What the newsroom taught me: Part II — Intellectual commensalism

Ladies and gentlemen, our next exhibit in the newsroom menagerie is the Echeneidae, a family of fish better known as the remora. An interesting fish it is, and I warmly recommend you to study it in some detail. The remora comes with suckers atop its head, by which it latches on to bigger organisms and derives sustenance from them. This sort of relationship is called commensalism in zoology. The larger organism derives neither benefit nor harm from the remora.

The average newsroom tends to have a large number of people with artistic, academic or intellectual inclinations. Several have genuine academic heft, and produce, sometimes in arcane fields, admirable scholarly works. Others write non-fiction, some very well-researched, either on current events or on subjects that bridge the newsroom-academia divide. Both types, as I have seen from personal experience, try their best to reconcile the everyday demands of the newsroom with their respective interests and pursuits. I am very fond of them, but they are rare, and tend to vanish from the newsroom quickly and go somewhere else.

The remora in the newsroom does not belong to these two categories. You will find him usually towards the top of the pecking order. Unlike the snark, you can’t ‘threaten his life with a railway-share’, because he has done well, financially, thank you very much. The remora considers himself an intellectual by virtue of having done well in the newsroom. It is a matter of ticking boxes for him. Top of the pecking order — check. Therefore, scholarship — check. Therefore, books — check.

The remora, you see, makes the error of equating an interest in words with an ability to write books, or even tell stories. The error of equating professional success with artistic merit, or proof of latent creative ability. A harmless inference, you may say. Print journalism is mainly toRemora do with words, after all. But there is a considerable difference in the contexts in which words are used. We know so many who are very well-read and have a remarkable vocabulary. Their minds are inclined towards the nature and combinations of letters and words. You can’t beat them at Scrabble any day of the week. But they may not be very good writers.

Yet others may have a considerable amount of independently-derived ideas, or gleanings from several afternoons with Messieurs Camus and Foucault. But they might not be good storytellers. These are disciplines which require different kinds of skill-sets and temperaments. An accountant and an applied mathematician both deal in numbers, but we can’t confuse one for the other. Nor can every competent graphic designer be an abstract artist.

The remora, however, does not make this connection, perhaps because it has not occurred to him, which in turn indicates a somewhat defective capacity for reasoning. Or perhaps the argument I mentioned above is incorrect, and the remora is right in believing he has merit. So he writes his book, and this is where the commensalism bit comes in. With the accumulated power of the newsroom, he can now get the book published, because people know him well. Successful man, must be creative too. He thus channelizes the power of the organization, and his place in the pecking order, to tick another box. This is classic commensalism.

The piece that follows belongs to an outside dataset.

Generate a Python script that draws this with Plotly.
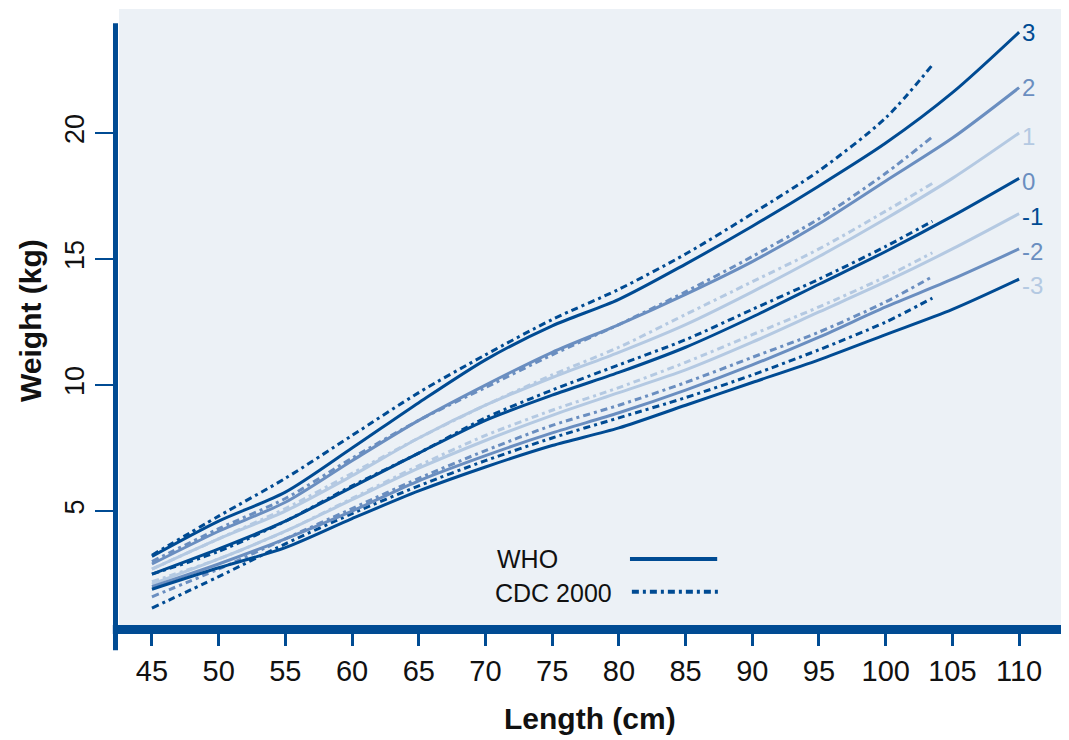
import plotly.graph_objects as go

# ---------------- data ----------------
who_length = [45, 50, 55, 60, 65, 70, 75, 80, 85, 90, 95, 100, 105, 110]
who_p3 = [3.2, 4.6, 5.75, 7.5, 9.3, 11.0, 12.35, 13.4, 14.8, 16.3, 17.9, 19.6, 21.6, 24.0]
who_p2 = [2.9, 4.2, 5.35, 7.0, 8.6, 10.0, 11.3, 12.4, 13.6, 14.9, 16.4, 18.1, 19.8, 21.8]
who_p1 = [2.7, 3.9, 5.0, 6.4, 7.9, 9.2, 10.3, 11.3, 12.4, 13.7, 15.1, 16.6, 18.2, 20.0]
who_0 = [2.5, 3.5, 4.6, 5.95, 7.3, 8.6, 9.6, 10.5, 11.5, 12.7, 14.0, 15.3, 16.7, 18.2]
who_m1 = [2.1, 3.1, 4.2, 5.45, 6.7, 7.8, 8.8, 9.7, 10.6, 11.7, 12.9, 14.1, 15.4, 16.8]
who_m2 = [2.0, 2.9, 3.9, 5.0, 6.2, 7.2, 8.1, 8.9, 9.8, 10.8, 11.9, 13.1, 14.2, 15.4]
who_m3 = [1.9, 2.75, 3.55, 4.7, 5.8, 6.75, 7.6, 8.3, 9.2, 10.1, 11.0, 12.0, 13.0, 14.2]

cdc_length = [45, 50, 55, 60, 65, 70, 75, 80, 85, 90, 95, 100, 103.5]
cdc_p3 = [3.25, 4.8, 6.3, 8.0, 9.7, 11.2, 12.6, 13.8, 15.2, 16.8, 18.5, 20.6, 22.7]
cdc_p2 = [3.0, 4.3, 5.5, 7.1, 8.6, 9.9, 11.2, 12.4, 13.7, 15.1, 16.6, 18.4, 19.85]
cdc_p1 = [2.7, 3.9, 5.1, 6.5, 7.9, 9.2, 10.4, 11.5, 12.8, 14.1, 15.4, 16.9, 18.0]
cdc_0 = [2.5, 3.4, 4.6, 6.0, 7.3, 8.7, 9.8, 10.8, 11.8, 13.0, 14.2, 15.5, 16.5]
cdc_m1 = [2.2, 3.1, 4.2, 5.5, 6.8, 8.0, 9.0, 9.9, 10.9, 12.0, 13.1, 14.3, 15.25]
cdc_m2 = [1.6, 2.7, 3.9, 5.1, 6.3, 7.4, 8.4, 9.2, 10.1, 11.1, 12.1, 13.3, 14.3]
cdc_m3 = [1.15, 2.4, 3.7, 4.9, 6.0, 7.0, 7.9, 8.7, 9.5, 10.4, 11.4, 12.5, 13.45]

z_labels = ["3", "2", "1", "0", "-1", "-2", "-3"]
x_ticks = [45, 50, 55, 60, 65, 70, 75, 80, 85, 90, 95, 100, 105, 110]
y_ticks = [5, 10, 15, 20]
legend_names = ["WHO", "CDC 2000"]
x_title = "Length (cm)"
y_title = "Weight (kg)"

# ---------------- style ----------------
DARK = "#004b93"
MED = "#6a8ec0"
LIGHT = "#b4c9e2"
BG = "#ecf1f6"
TXT = "#111111"
FONT = "Liberation Sans, Arial, sans-serif"
DASHDOT = "7px,4px,3px,4px"

line_colors = [DARK, MED, LIGHT, DARK, LIGHT, MED, DARK]
label_colors = [DARK, MED, LIGHT, MED, DARK, MED, LIGHT]
label_yshift = [0, 0, -3, -3, -3, -3, -6]

who_series = [who_p3, who_p2, who_p1, who_0, who_m1, who_m2, who_m3]
cdc_series = [cdc_p3, cdc_p2, cdc_p1, cdc_0, cdc_m1, cdc_m2, cdc_m3]

fig = go.Figure()

for name, ys, col in zip(z_labels, cdc_series, line_colors):
    fig.add_trace(go.Scatter(x=cdc_length, y=ys, mode="lines", name="CDC " + name,
                             line=dict(color=col, width=3, dash=DASHDOT, shape="spline", smoothing=0.8),
                             showlegend=False, hoverinfo="skip"))
for name, ys, col in zip(z_labels, who_series, line_colors):
    fig.add_trace(go.Scatter(x=who_length, y=ys, mode="lines", name="WHO " + name,
                             line=dict(color=col, width=3, shape="spline", smoothing=0.8),
                             showlegend=False, hoverinfo="skip"))

# end labels
for name, ys, col, dy in zip(z_labels, who_series, label_colors, label_yshift):
    fig.add_annotation(x=who_length[-1], y=ys[-1], text=name, showarrow=False,
                       xanchor="left", yanchor="middle", xshift=1, yshift=dy,
                       font=dict(family=FONT, size=24, color=col))

# legend (manual, text left of line)
fig.add_annotation(xref="paper", yref="paper", x=0.397, y=0.107, text=legend_names[0],
                   showarrow=False, xanchor="left", yanchor="middle",
                   font=dict(family=FONT, size=25, color=TXT))
fig.add_annotation(xref="paper", yref="paper", x=0.394, y=0.052, text=legend_names[1],
                   showarrow=False, xanchor="left", yanchor="middle",
                   font=dict(family=FONT, size=25, color=TXT))
fig.add_shape(type="line", xref="paper", yref="paper", x0=0.539, x1=0.631, y0=0.107, y1=0.107,
              line=dict(color=DARK, width=4))
fig.add_shape(type="line", xref="paper", yref="paper", x0=0.541, x1=0.632, y0=0.054, y1=0.054,
              line=dict(color=DARK, width=4, dash=DASHDOT))

# axis titles
fig.add_annotation(xref="paper", yref="paper", x=0.497, y=-0.151, text="<b>%s</b>" % x_title,
                   showarrow=False, xanchor="center", yanchor="middle",
                   font=dict(family=FONT, size=30, color=TXT))
fig.add_annotation(xref="paper", yref="paper", x=-0.094, y=0.495, text="<b>%s</b>" % y_title,
                   showarrow=False, xanchor="center", yanchor="middle", textangle=-90,
                   font=dict(family=FONT, size=30, color=TXT))

# thick axis lines
fig.add_shape(type="line", xref="paper", yref="paper", x0=-0.0065, x1=1.003, y0=-0.0073, y1=-0.0073,
              line=dict(color=DARK, width=9))
fig.add_shape(type="line", xref="paper", yref="paper", x0=-0.0037, x1=-0.0037, y0=0.977, y1=-0.041,
              line=dict(color=DARK, width=5))

# page has an 8px body margin, so the figure is sized/offset to compensate
fig.update_layout(
    width=1061, height=732,
    margin=dict(l=111, r=2, t=1, b=115),
    paper_bgcolor="white", plot_bgcolor=BG,
    showlegend=False,
    font=dict(family=FONT, color=TXT),
    xaxis=dict(range=[42.53, 113.59], tickvals=x_ticks, ticktext=[str(v) for v in x_ticks],
               ticks="outside", ticklen=20, tickwidth=3, tickcolor=DARK,
               showgrid=False, zeroline=False, showline=False, automargin=False,
               tickfont=dict(family=FONT, size=29, color=TXT)),
    yaxis=dict(range=[0.48, 24.92], tickvals=y_ticks, ticktext=[str(v) for v in y_ticks],
               ticks="outside", ticklen=23, tickwidth=2, tickcolor=DARK, tickangle=-90,
               showgrid=False, zeroline=False, showline=False, automargin=False,
               tickfont=dict(family=FONT, size=27, color=TXT)),
)

fig.write_html("out.html")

Let us consider a hypothetical scenario. Suppose I write a small book of my own, perhaps a humble novel. Very kicked about it, I then hawk the MS around town, perhaps standing in line at a publisher or two, perhaps hoping somebody would find some merit in the work, and give me a chance. Scores of people live in hope this way. Some get a chance, others, perhaps not. But the remora, he goes straight to the top, and his book comes out. Once again commensalism kicks in, and there is no end of gushing admirers to vindicate his view about the merit of the book. Perhaps the book does have merit. But the playing field, for the people lined up outside the publisher’s, is not equal. So here we have commensalism and class working very well together.

Now, armed with the book, and the vindication, the remora is in a comfortable place indeed, to sit in judgment of others, perhaps even in the newsroom. Now his vindication of others’ tastes or ideas matters. It has always mattered, within the newsroom, but now he has the book to back him up. Now it becomes necessary to seek his intellectual approval, and perhaps engage in intellectual discussions with him. And thus the newsroom carries on.

‘Remora’ in Latin means ‘delay’, because the fish is supposed to act as a hindrance to large vessels. In the world outside the newsroom, the remora is mainly used by fishermen to lure tortoises. So I suppose that is what the remora is, in the larger scheme of things.

Bait.

And by observing him, one learns a lot about the world and the ways of humans.